KEY EXECUTIVE SEVERANCE PLAN
l. Purpose. The purpose of this Plan, which takes effect as of April 27, 1983, is to assure Bancorp Hawaii, Inc. ("Bancorp") that it will have the continued dedication of, and the availability of objective advice and counsel from, key executives of Bancorp and its subsidiary, Bank of Hawaii, notwithstanding the possibility or occurrence of a bid to take over control of Bancorp. In the event that Bancorp receives any such bids, the Board of Directors believes it imperative that Bancorp and its shareholders be able to rely upon such key executives to continue in their positions so that business will be unaffected and such key executives will be available to advise, if asked, as to whether such bids would be in the best interests of Bancorp and its shareholders, and to take such actions as the Board might deem appropriate, without concern that those individuals might be distracted by the personal uncertainties and risks created by such a bid.

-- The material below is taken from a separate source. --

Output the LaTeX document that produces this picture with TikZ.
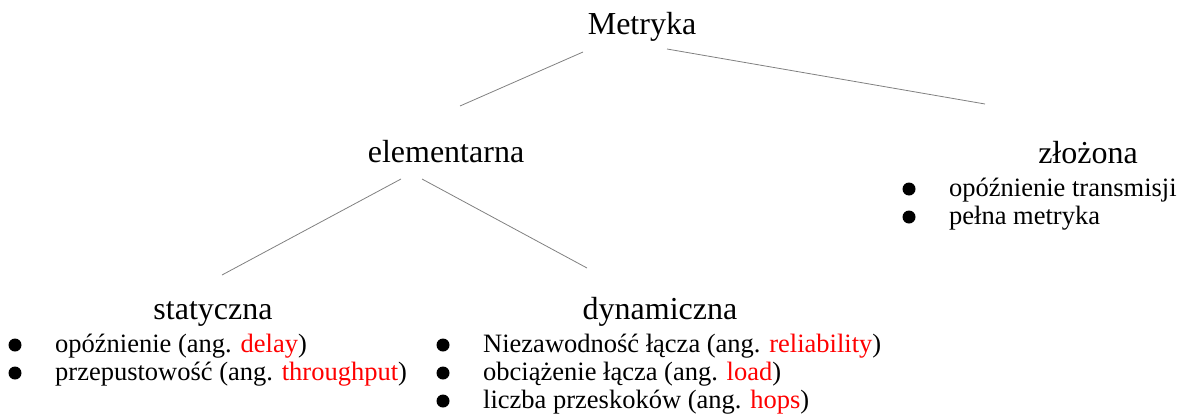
\documentclass[tikz,border=0pt]{standalone}
\usepackage{fontspec}
\setmainfont{Liberation Serif}
\usetikzlibrary{calc}

\begin{document}
\begin{tikzpicture}[x=1pt,y=-1pt,
  head/.style={font=\fontsize{32}{38}\selectfont, inner sep=0, anchor=base},
  item/.style={font=\fontsize{26.5}{32}\selectfont, inner sep=0, anchor=base west},
  dot/.style={circle, fill=black, inner sep=0, minimum size=13pt},
  link/.style={draw=gray, line width=0.8pt}]
\useasboundingbox (0,0) rectangle (1181,418);

% levels
\node[head] (met) at (642,34) {Metryka};
\node[head] (ele) at (446,162) {elementarna};
\node[head] (zlo) at (1088,163) {złożona};
\node[head] (sta) at (213,319) {statyczna};
\node[head] (dyn) at (660,319) {dynamiczna};

% lists
\node[item] (zl1) at (949,196) {opóźnienie transmisji};
\node[item] (zl2) at (949,224) {pełna metryka};
\node[item] (st1) at (55,352) {opóźnienie (ang. \textcolor{red}{delay})};
\node[item] (st2) at (55,380) {przepustowość (ang. \textcolor{red}{throughput})};
\node[item] (dy1) at (483,352) {Niezawodność łącza (ang. \textcolor{red}{reliability})};
\node[item] (dy2) at (483,380) {obciążenie łącza (ang. \textcolor{red}{load})};
\node[item] (dy3) at (483,408) {liczba przeskoków (ang. \textcolor{red}{hops})};

\foreach \i in {zl1,zl2,st1,st2,dy1,dy2,dy3}
  \node[dot] (b-\i) at ($(\i.base west)+(-40,-7)$) {};

\draw[link] ($(met.base)+(-59,18)$) -- ($(ele.base)+(14,-56)$);
\draw[link] ($(met.base)+(25,15)$) -- ($(zlo.base)+(-103,-59)$);
\draw[link] ($(ele.base)+(-45,17)$) -- ($(sta.base)+(9,-44)$);
\draw[link] ($(ele.base)+(-24,17)$) -- ($(dyn.base)+(-73,-51)$);

\end{tikzpicture}
\end{document}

2. Plan Participants. Participants under this Plan shall consist of those executives of Bancorp and its subsidiary, Bank of Hawaii (the "Bank"), who are from time to time designated by the Board of Directors (acting on the advice of the Compensation Committee of the Board) as "key executives" to be included within this Plan. A Participant whom the Board determines has ceased to be a "key executive" for purposes of this Plan shall cease to be a Participant in the Plan when notified in writing by the Board of such determination; provided, however, a determination that a Participant has ceased to be such a key executive may not be made, and if made shall have no effect, (i) during any period of time when Bancorp has knowledge that any third party has taken steps reasonably calculated to effect a Change of Control (as defined herein) until, in the opinion of the Board, such third party has abandoned or terminated its efforts to effect a change of control or (ii) within two years after a Change of Control.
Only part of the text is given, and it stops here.